WASHINGTON, Nov. 21 (UPI) -- The acting U.S. surgeon general suggests as families share turkey and dressing on Thanksgiving they should share their medical histories as well.
Boris Lushniak, acting surgeon general, says Thanksgiving is the 10th annual U.S. Family Health History Day, a day to share medical history.
"I encourage everyone to spend time talking with their family members about their health. National Family Health History Day is a great opportunity to draw attention to the importance of sharing family health history," Luchniak said in a statement.
"Both rare diseases and common ones, such as heart disease, cancer and diabetes, can run in families. Understanding your family health history can help you and your healthcare provider predict your risk for health problems and keep you and your family healthy."
For example, heart disease, which is the No. 1 cause of death in women, can run in families. If someone in your immediate family -- mother, father, sister or brother -- has heart disease, you have twice the risk of developing heart disease as someone without that family history, Luchniak said.
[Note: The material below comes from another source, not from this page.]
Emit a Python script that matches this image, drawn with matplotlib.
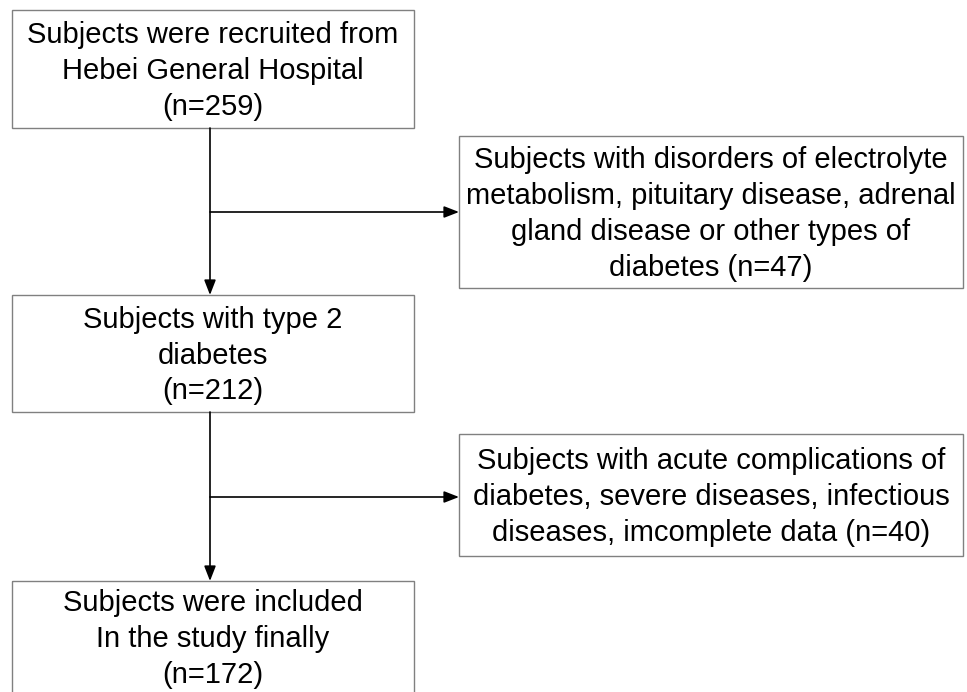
"""
Flow chart of subject selection.
"""

import matplotlib.pyplot as plt
from matplotlib.patches import Rectangle


W, H = 967, 692

main_labels = [
    "Subjects were recruited from\nHebei General Hospital\n(n=259)",
    "Subjects with type 2\ndiabetes\n(n=212)",
    "Subjects were included\nIn the study finally\n(n=172)",
]
excluded_labels = [
    "Subjects with disorders of electrolyte\nmetabolism, pituitary disease, adrenal\n"
    "gland disease or other types of\ndiabetes (n=47)",
    "Subjects with acute complications of\ndiabetes, severe diseases, infectious\n"
    "diseases, imcomplete data (n=40)",
]

# box geometry in pixels: (left, top, right, bottom)
main_boxes = [(12, 10, 414, 128), (12, 295, 414, 412), (12, 581, 414, 720)]
side_boxes = [(459, 136, 963, 288), (459, 434, 963, 556)]
side_arrow_y = [212, 497]
stem_x = 210

FONT = "Liberation Sans"
FONTSIZE = 21
EDGE = "#808080"

fig = plt.figure(figsize=(W / 100, H / 100), dpi=100)
ax = fig.add_axes([0, 0, 1, 1])
ax.set_xlim(0, W)
ax.set_ylim(H, 0)
ax.axis("off")


def draw_box(box, label, text_y=None):
    x0, y0, x1, y1 = box
    ax.add_patch(Rectangle((x0, y0), x1 - x0, y1 - y0, fill=False,
                           edgecolor=EDGE, linewidth=1.0, clip_on=True))
    cy = (y0 + y1) / 2 + 2 if text_y is None else text_y
    ax.text((x0 + x1) / 2, cy, label, ha="center", va="center",
            fontsize=FONTSIZE, family=FONT, linespacing=1.35, color="black")


def arrow(x0, y0, x1, y1):
    ax.annotate("", xy=(x1, y1), xytext=(x0, y0),
                arrowprops=dict(arrowstyle="-|>,head_length=0.9,head_width=0.35",
                                color="black", lw=1.2, shrinkA=0, shrinkB=0))


for i, (box, label) in enumerate(zip(main_boxes, main_labels)):
    draw_box(box, label, text_y=639 if i == 2 else None)

for box, label in zip(side_boxes, excluded_labels):
    draw_box(box, label)

# vertical arrows between main boxes, side arrows to excluded boxes
for upper, lower, ay, side in zip(main_boxes[:-1], main_boxes[1:], side_arrow_y, side_boxes):
    arrow(stem_x, upper[3], stem_x, lower[1])
    arrow(stem_x, ay, side[0], ay)

fig.savefig("out.png", dpi=100)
"As a physician, I know that a patient's family health history is an easy, quick and inexpensive way to get a rough estimate of how strongly a particular disease runs in a family," Luchniak said. "Knowing your family health history can help your clinician identify screening and treatment options that are personalized for you."
The revised version of the "My Family Health Portrait" tool is a Web-enabled program that runs on any computer connected to the Web that helps users organize family history information and then print it out for presentation to their healthcare provider, Luchniak said.
In addition, the tool helps users save their family history information to their own computer and even share family history information with other family members. Access the My Family Health Portrait Web tool at https://familyhistory.hhs.gov/.
The surgeon general makes the tool freely available to all users. No user information is saved on any computer of the U.S. federal government, Luchniak said.